**DO THIS**
Up to and including the line with "import seaborn as sns", reproduce the listing below exactly, beginning at its first line.

================================

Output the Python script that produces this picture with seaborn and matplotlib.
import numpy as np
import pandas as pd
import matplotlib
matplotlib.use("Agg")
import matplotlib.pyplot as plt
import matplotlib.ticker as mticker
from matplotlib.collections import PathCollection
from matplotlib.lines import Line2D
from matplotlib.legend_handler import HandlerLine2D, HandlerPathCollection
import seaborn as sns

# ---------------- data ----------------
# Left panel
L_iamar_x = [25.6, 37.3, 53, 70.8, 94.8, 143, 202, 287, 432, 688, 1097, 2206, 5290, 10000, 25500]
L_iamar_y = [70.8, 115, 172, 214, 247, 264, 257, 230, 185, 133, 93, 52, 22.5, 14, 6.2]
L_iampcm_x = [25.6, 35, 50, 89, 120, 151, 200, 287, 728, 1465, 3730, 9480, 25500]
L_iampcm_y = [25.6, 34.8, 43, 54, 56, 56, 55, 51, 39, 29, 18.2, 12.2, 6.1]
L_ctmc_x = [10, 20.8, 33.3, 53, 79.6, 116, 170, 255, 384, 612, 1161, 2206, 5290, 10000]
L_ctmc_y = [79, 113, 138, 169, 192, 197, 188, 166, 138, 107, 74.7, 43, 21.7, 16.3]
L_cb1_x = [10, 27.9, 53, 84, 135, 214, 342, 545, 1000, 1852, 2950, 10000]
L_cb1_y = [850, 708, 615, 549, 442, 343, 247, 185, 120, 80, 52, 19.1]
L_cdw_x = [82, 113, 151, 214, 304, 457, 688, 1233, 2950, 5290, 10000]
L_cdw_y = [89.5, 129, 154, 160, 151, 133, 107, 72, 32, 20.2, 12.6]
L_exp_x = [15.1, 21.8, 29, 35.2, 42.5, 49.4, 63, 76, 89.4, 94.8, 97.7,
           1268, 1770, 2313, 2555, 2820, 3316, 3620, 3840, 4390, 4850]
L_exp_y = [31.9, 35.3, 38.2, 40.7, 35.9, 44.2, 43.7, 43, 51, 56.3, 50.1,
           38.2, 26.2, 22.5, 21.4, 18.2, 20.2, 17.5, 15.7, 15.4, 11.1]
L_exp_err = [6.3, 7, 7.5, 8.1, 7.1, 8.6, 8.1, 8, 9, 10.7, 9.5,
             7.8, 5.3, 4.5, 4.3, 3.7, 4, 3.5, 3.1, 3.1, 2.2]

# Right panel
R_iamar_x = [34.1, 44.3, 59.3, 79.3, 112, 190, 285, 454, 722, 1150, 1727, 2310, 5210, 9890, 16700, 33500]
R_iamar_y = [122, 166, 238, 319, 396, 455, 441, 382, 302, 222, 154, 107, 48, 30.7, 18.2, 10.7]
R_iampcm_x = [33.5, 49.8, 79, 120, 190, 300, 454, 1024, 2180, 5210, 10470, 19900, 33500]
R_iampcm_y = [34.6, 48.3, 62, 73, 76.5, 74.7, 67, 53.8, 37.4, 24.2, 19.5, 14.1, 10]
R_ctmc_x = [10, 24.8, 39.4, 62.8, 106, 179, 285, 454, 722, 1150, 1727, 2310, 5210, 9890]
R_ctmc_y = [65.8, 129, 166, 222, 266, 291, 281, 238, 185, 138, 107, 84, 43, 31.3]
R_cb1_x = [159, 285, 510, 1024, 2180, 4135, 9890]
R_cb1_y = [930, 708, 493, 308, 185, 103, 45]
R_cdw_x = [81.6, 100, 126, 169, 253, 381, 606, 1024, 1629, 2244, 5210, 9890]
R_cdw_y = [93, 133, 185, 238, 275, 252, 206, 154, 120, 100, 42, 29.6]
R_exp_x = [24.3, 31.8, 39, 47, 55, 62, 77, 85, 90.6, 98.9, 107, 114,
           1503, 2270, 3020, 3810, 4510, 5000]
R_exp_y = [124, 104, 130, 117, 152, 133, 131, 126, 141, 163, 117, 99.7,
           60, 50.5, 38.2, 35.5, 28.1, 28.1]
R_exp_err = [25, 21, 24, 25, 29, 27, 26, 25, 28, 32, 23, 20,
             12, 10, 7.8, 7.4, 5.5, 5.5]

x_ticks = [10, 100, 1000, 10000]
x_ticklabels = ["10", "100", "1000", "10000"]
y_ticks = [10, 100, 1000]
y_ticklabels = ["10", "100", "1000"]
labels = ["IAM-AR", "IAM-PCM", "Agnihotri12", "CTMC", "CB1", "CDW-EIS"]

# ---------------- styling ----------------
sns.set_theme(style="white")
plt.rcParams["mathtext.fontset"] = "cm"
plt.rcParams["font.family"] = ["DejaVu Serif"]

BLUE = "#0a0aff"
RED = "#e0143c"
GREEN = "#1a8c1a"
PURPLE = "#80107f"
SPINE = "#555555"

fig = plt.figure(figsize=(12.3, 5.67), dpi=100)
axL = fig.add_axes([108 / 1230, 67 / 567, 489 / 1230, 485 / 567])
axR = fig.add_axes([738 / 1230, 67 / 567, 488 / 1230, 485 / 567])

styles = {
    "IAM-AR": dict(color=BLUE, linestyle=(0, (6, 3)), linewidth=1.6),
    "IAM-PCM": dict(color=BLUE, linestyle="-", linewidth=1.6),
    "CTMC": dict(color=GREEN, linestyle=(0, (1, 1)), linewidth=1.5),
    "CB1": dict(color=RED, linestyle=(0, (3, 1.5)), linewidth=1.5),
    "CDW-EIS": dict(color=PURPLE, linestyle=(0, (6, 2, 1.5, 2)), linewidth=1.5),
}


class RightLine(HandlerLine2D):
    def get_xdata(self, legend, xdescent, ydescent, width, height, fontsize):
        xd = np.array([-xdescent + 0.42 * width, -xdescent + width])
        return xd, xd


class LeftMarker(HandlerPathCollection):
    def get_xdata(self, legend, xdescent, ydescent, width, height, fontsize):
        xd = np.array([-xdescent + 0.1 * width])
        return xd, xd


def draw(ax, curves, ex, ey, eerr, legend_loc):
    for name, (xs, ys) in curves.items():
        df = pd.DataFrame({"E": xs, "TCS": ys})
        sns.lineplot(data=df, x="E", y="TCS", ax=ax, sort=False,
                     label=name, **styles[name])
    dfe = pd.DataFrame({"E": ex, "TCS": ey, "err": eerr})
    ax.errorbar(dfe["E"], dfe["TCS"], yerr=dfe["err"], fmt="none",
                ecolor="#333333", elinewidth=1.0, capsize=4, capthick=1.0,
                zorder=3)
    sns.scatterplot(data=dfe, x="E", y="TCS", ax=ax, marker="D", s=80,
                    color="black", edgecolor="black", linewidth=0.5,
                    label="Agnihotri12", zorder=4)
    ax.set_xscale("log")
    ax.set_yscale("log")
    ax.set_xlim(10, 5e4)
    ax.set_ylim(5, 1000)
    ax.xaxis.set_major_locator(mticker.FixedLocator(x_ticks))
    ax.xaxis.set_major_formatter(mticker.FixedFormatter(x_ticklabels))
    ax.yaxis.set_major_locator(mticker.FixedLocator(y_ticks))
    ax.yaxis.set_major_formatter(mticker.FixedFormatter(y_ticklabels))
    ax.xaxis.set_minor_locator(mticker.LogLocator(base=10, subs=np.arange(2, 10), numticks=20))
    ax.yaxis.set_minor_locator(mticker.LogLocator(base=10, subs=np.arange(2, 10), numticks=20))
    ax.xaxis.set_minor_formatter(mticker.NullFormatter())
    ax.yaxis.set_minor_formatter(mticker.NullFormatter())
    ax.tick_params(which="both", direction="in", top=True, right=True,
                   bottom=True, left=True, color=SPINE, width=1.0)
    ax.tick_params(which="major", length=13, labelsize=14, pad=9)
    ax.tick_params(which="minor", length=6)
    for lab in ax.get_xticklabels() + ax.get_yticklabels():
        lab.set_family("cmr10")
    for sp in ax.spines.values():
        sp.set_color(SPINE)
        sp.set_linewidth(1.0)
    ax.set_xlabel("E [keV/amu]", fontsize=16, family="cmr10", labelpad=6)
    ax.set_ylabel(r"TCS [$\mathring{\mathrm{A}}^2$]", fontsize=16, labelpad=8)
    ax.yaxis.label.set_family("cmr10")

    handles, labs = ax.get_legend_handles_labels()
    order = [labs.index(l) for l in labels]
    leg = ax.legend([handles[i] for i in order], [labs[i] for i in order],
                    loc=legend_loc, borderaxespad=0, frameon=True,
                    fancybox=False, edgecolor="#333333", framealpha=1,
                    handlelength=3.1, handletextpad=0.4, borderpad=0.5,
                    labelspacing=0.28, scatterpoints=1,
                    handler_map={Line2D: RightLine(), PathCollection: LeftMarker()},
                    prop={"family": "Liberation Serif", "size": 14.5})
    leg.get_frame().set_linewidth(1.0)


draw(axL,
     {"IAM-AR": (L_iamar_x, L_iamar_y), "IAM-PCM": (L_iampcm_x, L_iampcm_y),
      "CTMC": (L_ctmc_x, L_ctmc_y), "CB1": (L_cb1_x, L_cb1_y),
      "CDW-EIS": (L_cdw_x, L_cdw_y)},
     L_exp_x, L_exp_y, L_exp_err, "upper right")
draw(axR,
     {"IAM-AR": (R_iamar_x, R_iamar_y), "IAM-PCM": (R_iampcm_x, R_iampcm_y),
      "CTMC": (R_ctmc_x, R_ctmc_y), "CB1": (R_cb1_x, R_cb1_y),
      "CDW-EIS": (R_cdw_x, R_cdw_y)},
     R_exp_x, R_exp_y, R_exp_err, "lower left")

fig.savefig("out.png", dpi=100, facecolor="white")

================================

**OUTPUT OF THE TASK**
Output the Python script that produces this picture with seaborn and matplotlib.
import numpy as np
import pandas as pd
import matplotlib
matplotlib.use("Agg")
import matplotlib.pyplot as plt
import matplotlib.ticker as mticker
from matplotlib.collections import PathCollection
from matplotlib.lines import Line2D
from matplotlib.legend_handler import HandlerLine2D, HandlerPathCollection
import seaborn as sns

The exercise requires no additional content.